### SHORT PROBLEM
Working from the data below, reproduce exactly the lines starting at the one that holds "Give me the Altair source for this chart." and ending at the one that holds "dhs_female_nar = [84.6, 87.0, 92.6]". Pictures are excluded.

### Charts and diagrams as code
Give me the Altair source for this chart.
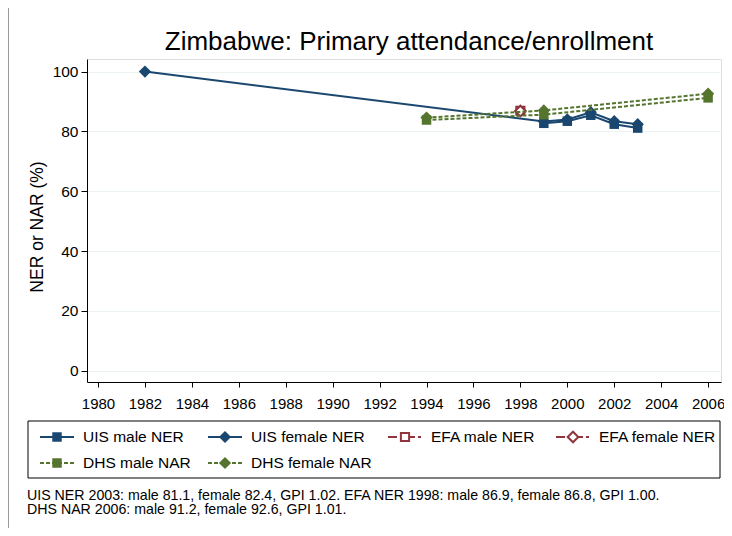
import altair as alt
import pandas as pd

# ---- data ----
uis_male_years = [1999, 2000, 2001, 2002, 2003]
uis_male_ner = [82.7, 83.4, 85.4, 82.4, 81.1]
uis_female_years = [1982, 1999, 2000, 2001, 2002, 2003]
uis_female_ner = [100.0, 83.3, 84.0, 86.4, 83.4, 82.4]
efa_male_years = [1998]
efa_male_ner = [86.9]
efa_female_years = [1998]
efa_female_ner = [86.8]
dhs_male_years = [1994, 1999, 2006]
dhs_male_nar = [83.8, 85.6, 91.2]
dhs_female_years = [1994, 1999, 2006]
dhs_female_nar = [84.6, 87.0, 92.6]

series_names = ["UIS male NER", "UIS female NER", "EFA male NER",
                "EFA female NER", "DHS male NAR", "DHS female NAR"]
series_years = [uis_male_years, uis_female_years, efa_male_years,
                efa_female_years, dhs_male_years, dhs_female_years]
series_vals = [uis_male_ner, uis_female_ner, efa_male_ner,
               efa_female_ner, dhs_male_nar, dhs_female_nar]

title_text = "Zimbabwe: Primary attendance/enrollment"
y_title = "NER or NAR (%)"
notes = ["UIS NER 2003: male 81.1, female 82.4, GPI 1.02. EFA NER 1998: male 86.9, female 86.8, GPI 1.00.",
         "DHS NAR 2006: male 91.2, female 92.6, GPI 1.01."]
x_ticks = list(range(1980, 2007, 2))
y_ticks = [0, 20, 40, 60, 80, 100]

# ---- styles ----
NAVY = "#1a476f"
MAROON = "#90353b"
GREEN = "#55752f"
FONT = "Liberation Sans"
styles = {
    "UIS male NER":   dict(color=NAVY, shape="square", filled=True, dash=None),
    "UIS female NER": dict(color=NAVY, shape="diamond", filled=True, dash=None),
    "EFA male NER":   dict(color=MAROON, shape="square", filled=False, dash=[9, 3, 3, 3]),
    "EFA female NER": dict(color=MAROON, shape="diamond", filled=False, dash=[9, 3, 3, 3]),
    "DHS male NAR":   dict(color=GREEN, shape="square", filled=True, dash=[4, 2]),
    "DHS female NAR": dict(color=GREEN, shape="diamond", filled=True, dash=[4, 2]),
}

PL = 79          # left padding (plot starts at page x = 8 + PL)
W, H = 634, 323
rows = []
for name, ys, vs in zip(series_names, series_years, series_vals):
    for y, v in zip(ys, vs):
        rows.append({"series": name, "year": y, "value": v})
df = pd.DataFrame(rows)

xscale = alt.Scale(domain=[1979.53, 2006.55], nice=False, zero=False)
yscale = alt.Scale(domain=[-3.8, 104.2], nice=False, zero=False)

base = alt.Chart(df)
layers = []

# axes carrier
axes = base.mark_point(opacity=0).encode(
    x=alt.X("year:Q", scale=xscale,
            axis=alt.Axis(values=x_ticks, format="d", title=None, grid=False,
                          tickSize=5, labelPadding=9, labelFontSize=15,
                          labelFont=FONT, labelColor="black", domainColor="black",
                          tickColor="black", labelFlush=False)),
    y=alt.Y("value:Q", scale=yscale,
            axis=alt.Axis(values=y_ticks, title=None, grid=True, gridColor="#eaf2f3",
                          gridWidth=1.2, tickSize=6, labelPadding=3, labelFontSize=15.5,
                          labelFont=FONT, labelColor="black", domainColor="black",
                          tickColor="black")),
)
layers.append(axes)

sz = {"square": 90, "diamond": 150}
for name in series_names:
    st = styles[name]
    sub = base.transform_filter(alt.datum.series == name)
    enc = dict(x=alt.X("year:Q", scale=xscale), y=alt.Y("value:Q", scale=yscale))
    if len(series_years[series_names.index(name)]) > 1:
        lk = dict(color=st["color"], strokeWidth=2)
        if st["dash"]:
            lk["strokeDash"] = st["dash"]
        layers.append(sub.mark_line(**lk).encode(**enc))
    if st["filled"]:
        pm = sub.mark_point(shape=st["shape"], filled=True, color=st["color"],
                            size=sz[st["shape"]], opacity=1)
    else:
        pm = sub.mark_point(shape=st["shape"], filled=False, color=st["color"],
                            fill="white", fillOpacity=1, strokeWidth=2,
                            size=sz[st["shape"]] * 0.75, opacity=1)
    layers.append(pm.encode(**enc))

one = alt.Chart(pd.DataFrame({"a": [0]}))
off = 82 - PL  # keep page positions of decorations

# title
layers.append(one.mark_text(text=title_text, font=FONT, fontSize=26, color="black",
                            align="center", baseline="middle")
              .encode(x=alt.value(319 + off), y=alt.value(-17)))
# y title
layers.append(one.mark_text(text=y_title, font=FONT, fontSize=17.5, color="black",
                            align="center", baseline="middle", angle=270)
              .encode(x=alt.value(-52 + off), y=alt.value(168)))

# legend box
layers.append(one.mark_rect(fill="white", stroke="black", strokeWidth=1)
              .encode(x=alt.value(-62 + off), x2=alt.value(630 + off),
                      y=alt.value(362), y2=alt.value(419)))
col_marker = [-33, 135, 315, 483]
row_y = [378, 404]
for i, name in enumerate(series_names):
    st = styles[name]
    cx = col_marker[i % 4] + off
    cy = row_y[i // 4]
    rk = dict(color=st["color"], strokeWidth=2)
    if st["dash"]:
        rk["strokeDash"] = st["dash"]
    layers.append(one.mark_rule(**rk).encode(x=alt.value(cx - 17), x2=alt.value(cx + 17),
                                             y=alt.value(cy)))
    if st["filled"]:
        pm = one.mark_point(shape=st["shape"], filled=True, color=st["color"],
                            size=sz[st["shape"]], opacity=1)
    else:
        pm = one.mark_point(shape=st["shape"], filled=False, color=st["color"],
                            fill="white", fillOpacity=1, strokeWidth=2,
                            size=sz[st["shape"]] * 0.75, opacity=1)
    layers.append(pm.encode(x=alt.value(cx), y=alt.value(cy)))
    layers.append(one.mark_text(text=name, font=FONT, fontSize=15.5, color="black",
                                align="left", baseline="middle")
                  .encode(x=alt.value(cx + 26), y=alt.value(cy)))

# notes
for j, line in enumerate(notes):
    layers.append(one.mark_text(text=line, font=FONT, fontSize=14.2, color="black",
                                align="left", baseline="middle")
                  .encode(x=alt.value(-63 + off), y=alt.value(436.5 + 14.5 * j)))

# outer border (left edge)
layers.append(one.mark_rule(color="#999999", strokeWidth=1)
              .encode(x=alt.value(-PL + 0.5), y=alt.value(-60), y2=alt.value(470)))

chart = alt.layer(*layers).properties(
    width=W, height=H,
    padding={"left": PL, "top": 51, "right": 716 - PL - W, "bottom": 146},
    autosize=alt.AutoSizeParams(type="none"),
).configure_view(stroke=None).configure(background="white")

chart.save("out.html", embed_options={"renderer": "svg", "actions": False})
--
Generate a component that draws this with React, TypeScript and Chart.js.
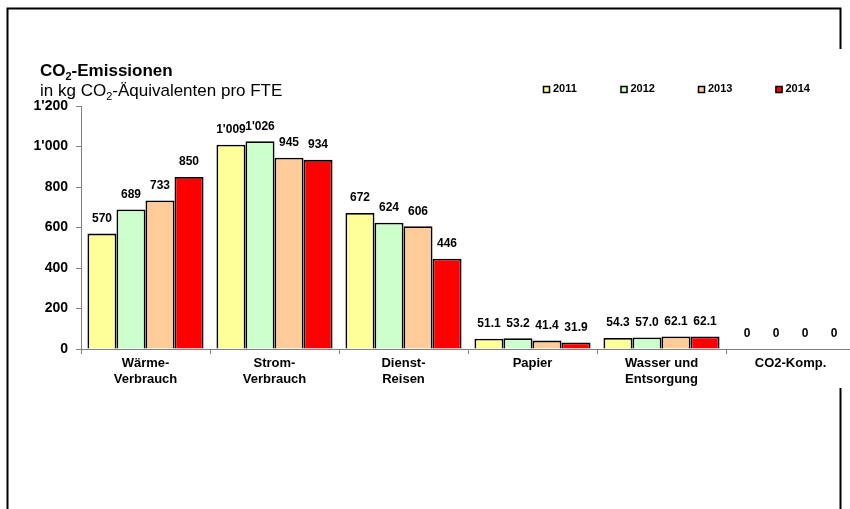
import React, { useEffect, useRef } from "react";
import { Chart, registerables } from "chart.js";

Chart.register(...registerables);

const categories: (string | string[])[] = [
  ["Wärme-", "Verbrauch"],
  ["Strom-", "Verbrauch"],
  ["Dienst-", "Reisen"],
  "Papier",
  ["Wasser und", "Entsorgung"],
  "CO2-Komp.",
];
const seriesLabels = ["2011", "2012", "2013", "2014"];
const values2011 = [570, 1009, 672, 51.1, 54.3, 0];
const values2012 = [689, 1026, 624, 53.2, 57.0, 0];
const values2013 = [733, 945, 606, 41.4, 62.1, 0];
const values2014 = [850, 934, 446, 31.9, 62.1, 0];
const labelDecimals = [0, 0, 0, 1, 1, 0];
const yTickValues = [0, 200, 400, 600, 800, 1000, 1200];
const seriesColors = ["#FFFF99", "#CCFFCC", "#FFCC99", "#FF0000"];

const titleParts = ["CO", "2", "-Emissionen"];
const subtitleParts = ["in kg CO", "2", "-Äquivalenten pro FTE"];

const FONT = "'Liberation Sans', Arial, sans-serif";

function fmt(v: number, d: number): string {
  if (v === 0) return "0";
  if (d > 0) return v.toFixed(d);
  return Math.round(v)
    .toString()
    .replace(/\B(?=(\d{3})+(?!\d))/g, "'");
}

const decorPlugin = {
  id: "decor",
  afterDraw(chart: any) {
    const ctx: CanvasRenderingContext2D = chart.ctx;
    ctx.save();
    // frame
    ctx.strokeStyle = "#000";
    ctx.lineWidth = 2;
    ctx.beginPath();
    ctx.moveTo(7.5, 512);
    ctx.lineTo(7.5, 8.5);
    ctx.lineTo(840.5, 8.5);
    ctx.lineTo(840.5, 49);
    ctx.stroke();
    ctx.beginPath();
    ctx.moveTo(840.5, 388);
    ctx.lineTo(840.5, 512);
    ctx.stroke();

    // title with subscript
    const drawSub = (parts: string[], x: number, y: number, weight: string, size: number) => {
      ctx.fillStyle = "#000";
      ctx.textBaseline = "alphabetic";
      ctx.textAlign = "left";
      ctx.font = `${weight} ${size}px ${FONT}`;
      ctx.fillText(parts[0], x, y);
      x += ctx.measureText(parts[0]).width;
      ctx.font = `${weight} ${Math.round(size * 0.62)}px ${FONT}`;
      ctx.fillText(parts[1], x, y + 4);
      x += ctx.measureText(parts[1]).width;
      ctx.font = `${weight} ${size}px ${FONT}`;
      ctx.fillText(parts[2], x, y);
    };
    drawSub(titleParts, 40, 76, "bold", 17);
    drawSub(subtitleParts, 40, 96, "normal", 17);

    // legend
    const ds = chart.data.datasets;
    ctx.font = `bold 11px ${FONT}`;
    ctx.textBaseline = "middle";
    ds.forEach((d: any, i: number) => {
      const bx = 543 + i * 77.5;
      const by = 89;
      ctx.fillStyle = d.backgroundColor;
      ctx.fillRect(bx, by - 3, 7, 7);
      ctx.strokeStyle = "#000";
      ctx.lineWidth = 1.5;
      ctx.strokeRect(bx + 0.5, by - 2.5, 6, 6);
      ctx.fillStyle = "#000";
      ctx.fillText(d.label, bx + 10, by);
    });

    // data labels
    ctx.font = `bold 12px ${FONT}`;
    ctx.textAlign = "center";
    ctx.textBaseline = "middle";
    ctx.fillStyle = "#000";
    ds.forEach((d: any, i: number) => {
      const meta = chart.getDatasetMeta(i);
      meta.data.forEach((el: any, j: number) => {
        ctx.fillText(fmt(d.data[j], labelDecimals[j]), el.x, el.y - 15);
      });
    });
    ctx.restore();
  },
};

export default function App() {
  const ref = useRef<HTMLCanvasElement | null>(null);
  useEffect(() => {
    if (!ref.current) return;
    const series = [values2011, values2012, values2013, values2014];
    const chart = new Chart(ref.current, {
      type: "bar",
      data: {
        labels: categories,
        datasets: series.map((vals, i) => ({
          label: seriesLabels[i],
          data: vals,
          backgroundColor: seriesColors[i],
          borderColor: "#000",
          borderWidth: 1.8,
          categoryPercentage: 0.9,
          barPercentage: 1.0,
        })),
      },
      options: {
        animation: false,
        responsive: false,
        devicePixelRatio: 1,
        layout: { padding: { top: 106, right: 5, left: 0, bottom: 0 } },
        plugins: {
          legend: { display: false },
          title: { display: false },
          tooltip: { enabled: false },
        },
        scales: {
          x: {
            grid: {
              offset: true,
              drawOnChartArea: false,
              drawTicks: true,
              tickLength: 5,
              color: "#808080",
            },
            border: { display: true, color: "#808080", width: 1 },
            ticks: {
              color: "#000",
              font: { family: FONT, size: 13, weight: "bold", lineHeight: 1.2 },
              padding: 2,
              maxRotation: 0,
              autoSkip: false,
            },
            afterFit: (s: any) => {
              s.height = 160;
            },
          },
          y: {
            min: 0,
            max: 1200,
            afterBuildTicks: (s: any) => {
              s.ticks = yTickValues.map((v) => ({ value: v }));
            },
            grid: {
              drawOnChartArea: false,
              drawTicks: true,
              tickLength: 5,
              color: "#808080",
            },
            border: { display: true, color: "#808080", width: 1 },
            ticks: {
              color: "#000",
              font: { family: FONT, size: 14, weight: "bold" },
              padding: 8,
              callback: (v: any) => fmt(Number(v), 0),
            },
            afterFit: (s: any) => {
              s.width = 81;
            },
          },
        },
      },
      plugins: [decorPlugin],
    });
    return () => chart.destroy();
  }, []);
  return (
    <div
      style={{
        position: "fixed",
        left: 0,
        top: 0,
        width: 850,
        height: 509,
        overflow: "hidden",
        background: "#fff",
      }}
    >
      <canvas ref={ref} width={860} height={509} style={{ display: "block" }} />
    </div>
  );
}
--
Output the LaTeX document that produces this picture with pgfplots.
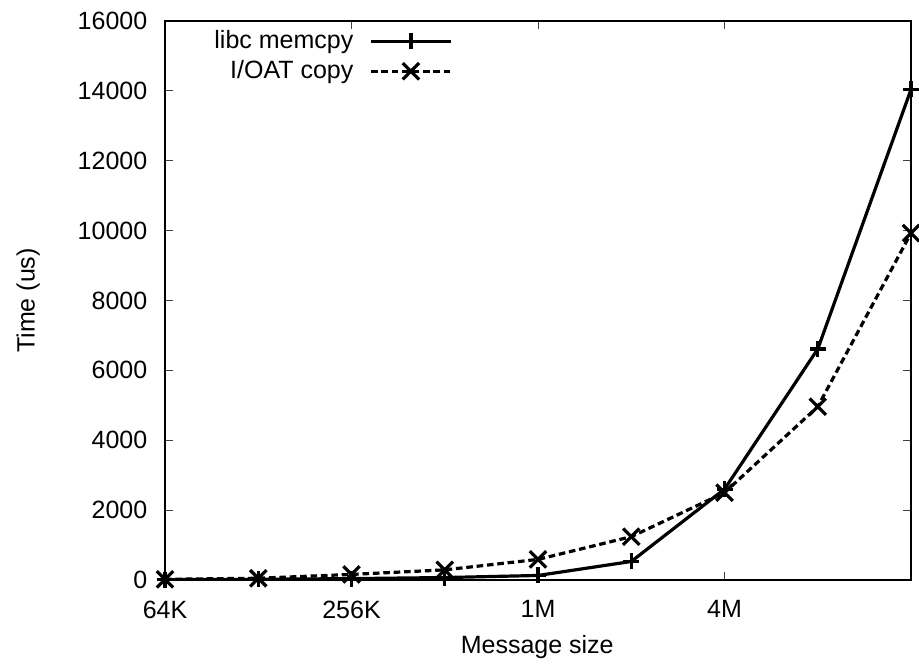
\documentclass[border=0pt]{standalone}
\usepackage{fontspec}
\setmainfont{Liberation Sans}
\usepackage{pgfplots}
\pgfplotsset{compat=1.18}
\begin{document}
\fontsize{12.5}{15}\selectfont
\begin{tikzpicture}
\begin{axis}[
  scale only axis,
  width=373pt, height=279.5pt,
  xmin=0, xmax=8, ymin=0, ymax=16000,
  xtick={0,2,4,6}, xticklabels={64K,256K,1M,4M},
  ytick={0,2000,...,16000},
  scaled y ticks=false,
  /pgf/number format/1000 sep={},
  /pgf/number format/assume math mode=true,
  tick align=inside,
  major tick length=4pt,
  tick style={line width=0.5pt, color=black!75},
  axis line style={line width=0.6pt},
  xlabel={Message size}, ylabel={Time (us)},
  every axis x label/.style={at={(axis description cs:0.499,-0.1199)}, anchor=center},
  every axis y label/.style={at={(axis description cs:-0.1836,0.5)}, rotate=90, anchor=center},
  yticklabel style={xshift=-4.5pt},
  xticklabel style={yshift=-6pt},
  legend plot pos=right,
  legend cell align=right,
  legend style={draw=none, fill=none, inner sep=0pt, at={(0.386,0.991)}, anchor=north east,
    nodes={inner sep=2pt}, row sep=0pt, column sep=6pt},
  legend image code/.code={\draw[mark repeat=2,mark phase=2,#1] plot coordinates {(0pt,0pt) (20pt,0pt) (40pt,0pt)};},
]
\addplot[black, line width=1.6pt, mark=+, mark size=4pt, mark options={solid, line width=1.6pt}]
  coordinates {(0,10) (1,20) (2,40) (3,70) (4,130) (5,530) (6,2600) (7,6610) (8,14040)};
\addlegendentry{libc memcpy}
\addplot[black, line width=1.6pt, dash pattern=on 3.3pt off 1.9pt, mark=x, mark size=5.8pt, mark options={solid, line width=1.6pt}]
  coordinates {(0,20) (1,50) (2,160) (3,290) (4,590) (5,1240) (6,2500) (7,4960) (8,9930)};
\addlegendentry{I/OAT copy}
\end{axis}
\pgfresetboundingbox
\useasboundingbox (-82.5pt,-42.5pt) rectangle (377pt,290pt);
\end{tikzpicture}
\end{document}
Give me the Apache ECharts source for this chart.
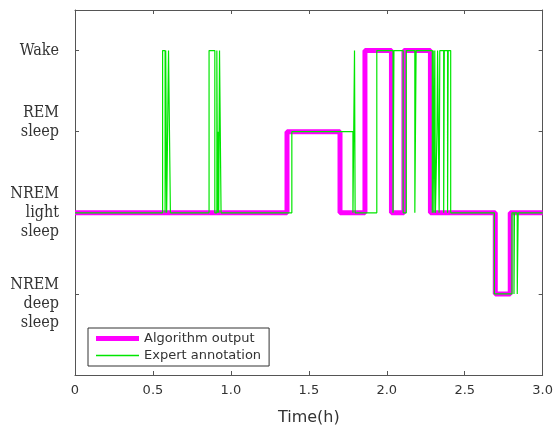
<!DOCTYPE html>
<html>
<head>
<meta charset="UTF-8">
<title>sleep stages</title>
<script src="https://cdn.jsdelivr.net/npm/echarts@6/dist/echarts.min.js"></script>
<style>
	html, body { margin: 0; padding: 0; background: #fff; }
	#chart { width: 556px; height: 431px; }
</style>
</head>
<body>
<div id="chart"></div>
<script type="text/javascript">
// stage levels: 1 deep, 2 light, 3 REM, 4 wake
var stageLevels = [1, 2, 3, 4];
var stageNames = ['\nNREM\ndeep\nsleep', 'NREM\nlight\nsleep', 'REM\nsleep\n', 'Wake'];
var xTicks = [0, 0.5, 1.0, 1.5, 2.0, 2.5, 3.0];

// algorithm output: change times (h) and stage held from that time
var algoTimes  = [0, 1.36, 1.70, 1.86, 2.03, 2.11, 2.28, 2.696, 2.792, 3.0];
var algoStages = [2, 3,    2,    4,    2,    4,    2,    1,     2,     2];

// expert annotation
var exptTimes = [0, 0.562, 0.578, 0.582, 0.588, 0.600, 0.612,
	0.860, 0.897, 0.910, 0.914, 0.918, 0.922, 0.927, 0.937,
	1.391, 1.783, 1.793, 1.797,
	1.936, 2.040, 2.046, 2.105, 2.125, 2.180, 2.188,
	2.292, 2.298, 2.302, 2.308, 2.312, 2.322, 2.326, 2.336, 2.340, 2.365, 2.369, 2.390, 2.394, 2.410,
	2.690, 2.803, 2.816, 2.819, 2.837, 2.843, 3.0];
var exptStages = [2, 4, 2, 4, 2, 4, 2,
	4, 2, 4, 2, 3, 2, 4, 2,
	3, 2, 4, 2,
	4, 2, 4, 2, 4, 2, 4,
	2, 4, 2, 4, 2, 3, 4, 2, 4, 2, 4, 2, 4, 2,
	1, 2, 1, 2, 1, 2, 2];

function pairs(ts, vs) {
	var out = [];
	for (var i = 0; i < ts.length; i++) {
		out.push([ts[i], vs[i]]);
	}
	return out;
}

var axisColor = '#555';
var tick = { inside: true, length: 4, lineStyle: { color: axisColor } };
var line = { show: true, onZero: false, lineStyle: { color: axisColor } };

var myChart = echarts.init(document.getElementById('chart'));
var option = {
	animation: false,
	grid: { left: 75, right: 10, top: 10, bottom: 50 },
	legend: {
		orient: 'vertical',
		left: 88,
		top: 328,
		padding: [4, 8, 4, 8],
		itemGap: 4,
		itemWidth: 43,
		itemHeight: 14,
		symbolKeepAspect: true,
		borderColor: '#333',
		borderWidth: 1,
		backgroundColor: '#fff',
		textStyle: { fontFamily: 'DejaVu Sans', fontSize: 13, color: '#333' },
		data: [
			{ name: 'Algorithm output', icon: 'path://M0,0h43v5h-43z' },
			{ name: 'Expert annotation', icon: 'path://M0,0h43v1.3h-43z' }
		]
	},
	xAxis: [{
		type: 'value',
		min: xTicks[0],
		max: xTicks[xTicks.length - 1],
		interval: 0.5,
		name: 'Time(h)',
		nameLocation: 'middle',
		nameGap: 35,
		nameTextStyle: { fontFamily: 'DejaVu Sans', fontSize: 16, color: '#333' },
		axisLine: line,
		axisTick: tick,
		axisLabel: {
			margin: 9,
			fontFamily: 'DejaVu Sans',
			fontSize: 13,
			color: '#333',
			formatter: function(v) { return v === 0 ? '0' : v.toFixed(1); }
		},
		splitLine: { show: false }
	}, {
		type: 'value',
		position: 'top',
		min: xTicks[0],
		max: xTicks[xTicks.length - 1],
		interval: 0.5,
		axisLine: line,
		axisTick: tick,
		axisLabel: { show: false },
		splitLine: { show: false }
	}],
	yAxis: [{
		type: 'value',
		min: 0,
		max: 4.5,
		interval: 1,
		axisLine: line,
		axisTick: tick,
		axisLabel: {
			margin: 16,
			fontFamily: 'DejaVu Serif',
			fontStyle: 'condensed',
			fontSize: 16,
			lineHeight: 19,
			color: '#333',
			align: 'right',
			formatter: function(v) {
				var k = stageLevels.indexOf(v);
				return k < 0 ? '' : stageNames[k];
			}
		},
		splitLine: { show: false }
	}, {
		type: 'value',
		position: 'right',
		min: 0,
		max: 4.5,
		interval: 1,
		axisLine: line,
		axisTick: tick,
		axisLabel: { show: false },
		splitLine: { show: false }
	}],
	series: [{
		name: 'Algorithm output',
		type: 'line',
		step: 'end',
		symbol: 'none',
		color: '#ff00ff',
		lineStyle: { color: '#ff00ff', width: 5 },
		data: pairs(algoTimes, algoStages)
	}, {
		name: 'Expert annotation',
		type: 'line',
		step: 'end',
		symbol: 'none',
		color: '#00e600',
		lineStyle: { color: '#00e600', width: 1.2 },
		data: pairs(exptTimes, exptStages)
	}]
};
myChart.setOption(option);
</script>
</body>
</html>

### WRITTEN ANSWER
Give me the Altair source for this chart.
import altair as alt
import pandas as pd

# ---- data ----
uis_male_years = [1999, 2000, 2001, 2002, 2003]
uis_male_ner = [82.7, 83.4, 85.4, 82.4, 81.1]
uis_female_years = [1982, 1999, 2000, 2001, 2002, 2003]
uis_female_ner = [100.0, 83.3, 84.0, 86.4, 83.4, 82.4]
efa_male_years = [1998]
efa_male_ner = [86.9]
efa_female_years = [1998]
efa_female_ner = [86.8]
dhs_male_years = [1994, 1999, 2006]
dhs_male_nar = [83.8, 85.6, 91.2]
dhs_female_years = [1994, 1999, 2006]
dhs_female_nar = [84.6, 87.0, 92.6]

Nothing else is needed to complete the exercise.